Fazzi shares his vocal, string and key duties on most songs with Isaac Bolivar, who provides warm harmonies and shimmering guitar tones consistently in every song. The dynamic capability of the band’s rhythm section (Jason Holthouser on bass and Eduardo Torres on drums) is probably best displayed in the album’s closing track, “The Bridge”. The first half of the song is played at a fast, urgent pace before breaking off into a slow, dreamy closing sequence with bright guitars tones and an atmospheric snyth. This goes on for a few minutes before a classical piano segment ends the album. However, the meaning behind the song structure was unclear to me until Fazzi explained the lyrics at one of their shows. The song shares its name with a documentary of the same name that focuses on suicides committed at the Golden Gate Bridge in San Francisco. The energy and urgency from the first two minutes must symbolize the last minutes of a person’s life and the slow peace that follows must be death.
Dreams of Water is a well-written album with many high points and few flaws. Like most albums, it doesn’t come without a little filler in the middle section. However, it isn’t the filler that bands had no business writing and you simply skip over, it’s worth a listen at the very least. The album has excellent instrumentation but even better songwriting that allows for a successful blending of R&B drums and guitar with keys and synths that results in an energetic, poppy album that both Minus the Bear and Portugal the Man. probably enjoy thoroughly.

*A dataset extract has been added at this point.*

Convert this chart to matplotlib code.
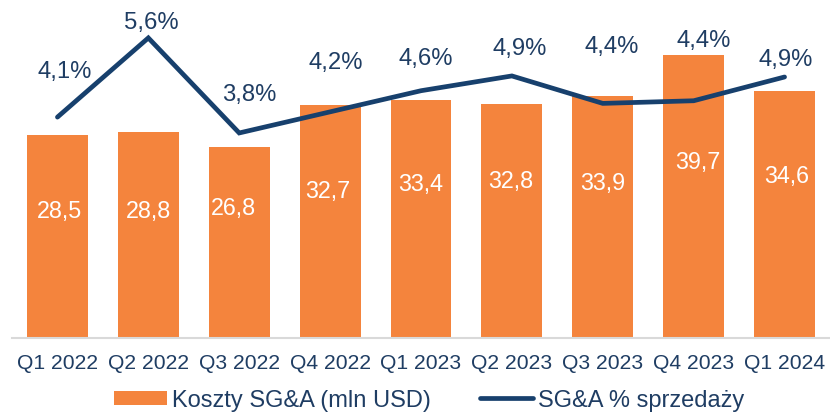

Last but not least, and only because it needs to be said:
Happy Body happens to be the youngest member of a “family” of bands started by former members of another band. (read:Taking Back Sunday). This is a family that consists of Straylight Run and The Color Fred, among others. But be warned, if you happen to be one of the many who didn’t care for TBS’s New Again album (which was made with HBSB’s Matt Fazzi) Dreams of Water is nothing at all like New Again. But much more importantly, Fazzi wasn’t meant to be writing songs with Taking Back Sunday, he has reached his full potential with Happy Body Slow Brain.